- [Exercise task]: Will you output all of the data below exactly, omitting the images?

- [Information shown]:
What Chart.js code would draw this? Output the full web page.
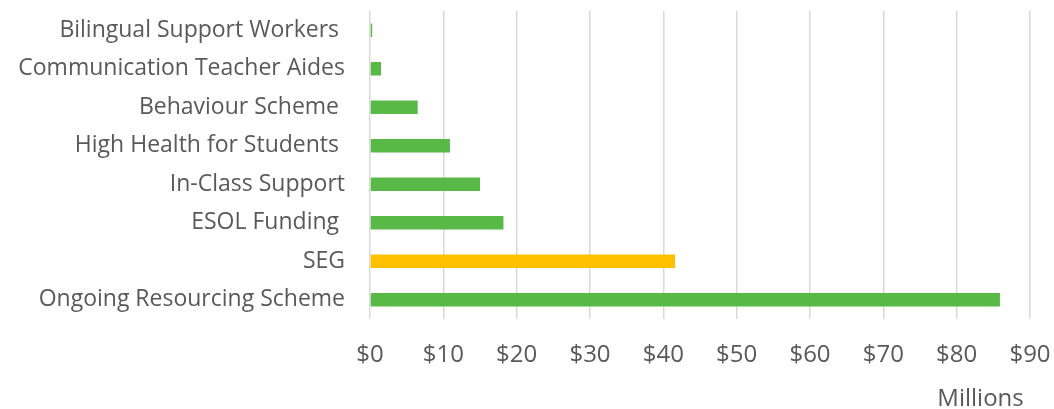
<!DOCTYPE html>
<html>
<head>
<meta charset="utf-8">
<script src="https://cdn.jsdelivr.net/npm/chart.js@4"></script>
<style>
html,body{margin:0;padding:0;background:#fff;}
#wrap{width:1054px;height:409px;position:relative;}
</style>
</head>
<body>
<div id="wrap"><canvas id="c"></canvas></div>
<script>
const categories = [
  "Bilingual Support Workers ",
  "Communication Teacher Aides",
  "Behaviour Scheme ",
  "High Health for Students ",
  "In-Class Support",
  "ESOL Funding ",
  "SEG",
  "Ongoing Resourcing Scheme"
];
const fundingMillions = [0.3, 1.5, 6.5, 10.9, 15.0, 18.2, 41.6, 85.9];
const tickValues = [0, 10, 20, 30, 40, 50, 60, 70, 80, 90];
const axisTitle = "Millions";
const highlighted = "SEG";

const GREEN = "#58b947";
const GOLD = "#ffc000";
const TEXT = "#595959";
const FONT = "'Open Sans', sans-serif";

new Chart(document.getElementById('c'), {
  type: 'bar',
  data: {
    labels: categories,
    datasets: [{
      data: fundingMillions,
      backgroundColor: ctx => categories[ctx.dataIndex] === highlighted ? GOLD : GREEN,
      borderWidth: 0,
      categoryPercentage: 1,
      barPercentage: 0.35
    }]
  },
  options: {
    indexAxis: 'y',
    responsive: true,
    maintainAspectRatio: false,
    animation: false,
    layout: { padding: { top: 11, right: 24, left: 0, bottom: 0 } },
    plugins: { legend: { display: false }, tooltip: { enabled: false } },
    scales: {
      x: {
        min: 0, max: 90,
        afterBuildTicks: s => { s.ticks = tickValues.map(v => ({ value: v })); },
        afterFit: s => { s.height = 90; s.paddingLeft = 0; s.paddingRight = 0; },
        grid: { color: '#d9d9d9', lineWidth: 1.5, drawTicks: false },
        border: { display: false },
        ticks: {
          padding: 22,
          color: TEXT,
          font: { family: FONT, size: 24 },
          callback: v => '$' + v
        },
        title: {
          display: true,
          text: axisTitle + ' ',
          align: 'end',
          color: TEXT,
          font: { family: FONT, size: 24 },
          padding: { top: 0, bottom: -5 }
        }
      },
      y: {
        afterFit: s => { s.width = 370; s.paddingTop = 0; s.paddingBottom = 0; },
        grid: { display: false, drawTicks: false },
        border: { display: false },
        ticks: {
          padding: 25,
          color: TEXT,
          font: { family: FONT, size: 23 }
        }
      }
    }
  }
});
</script>
</body>
</html>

- [Full answer]:
What Chart.js code would draw this? Output the full web page.
<!DOCTYPE html>
<html>
<head>
<meta charset="utf-8">
<script src="https://cdn.jsdelivr.net/npm/chart.js@4"></script>
<style>
html,body{margin:0;padding:0;background:#fff;}
#wrap{width:1054px;height:409px;position:relative;}
</style>
</head>
<body>
<div id="wrap"><canvas id="c"></canvas></div>
<script>
const categories = [
  "Bilingual Support Workers ",
  "Communication Teacher Aides",
  "Behaviour Scheme ",
  "High Health for Students ",
  "In-Class Support",
  "ESOL Funding ",
  "SEG",
  "Ongoing Resourcing Scheme"
];
const fundingMillions = [0.3, 1.5, 6.5, 10.9, 15.0, 18.2, 41.6, 85.9];
const tickValues = [0, 10, 20, 30, 40, 50, 60, 70, 80, 90];
const axisTitle = "Millions";
const highlighted = "SEG";

const GREEN = "#58b947";
const GOLD = "#ffc000";
const TEXT = "#595959";
const FONT = "'Open Sans', sans-serif";

new Chart(document.getElementById('c'), {
  type: 'bar',
  data: {
    labels: categories,
    datasets: [{
      data: fundingMillions,
      backgroundColor: ctx => categories[ctx.dataIndex] === highlighted ? GOLD : GREEN,
      borderWidth: 0,
      categoryPercentage: 1,
      barPercentage: 0.35
    }]
  },
  options: {
    indexAxis: 'y',
    responsive: true,
    maintainAspectRatio: false,
    animation: false,
    layout: { padding: { top: 11, right: 24, left: 0, bottom: 0 } },
    plugins: { legend: { display: false }, tooltip: { enabled: false } },
    scales: {
      x: {
        min: 0, max: 90,
        afterBuildTicks: s => { s.ticks = tickValues.map(v => ({ value: v })); },
        afterFit: s => { s.height = 90; s.paddingLeft = 0; s.paddingRight = 0; },
        grid: { color: '#d9d9d9', lineWidth: 1.5, drawTicks: false },
        border: { display: false },
        ticks: {
          padding: 22,
          color: TEXT,
          font: { family: FONT, size: 24 },
          callback: v => '$' + v
        },
        title: {
          display: true,
          text: axisTitle + ' ',
          align: 'end',
          color: TEXT,
          font: { family: FONT, size: 24 },
          padding: { top: 0, bottom: -5 }
        }
      },
      y: {
        afterFit: s => { s.width = 370; s.paddingTop = 0; s.paddingBottom = 0; },
        grid: { display: false, drawTicks: false },
        border: { display: false },
        ticks: {
          padding: 25,
          color: TEXT,
          font: { family: FONT, size: 23 }
        }
      }
    }
  }
});
</script>
</body>
</html>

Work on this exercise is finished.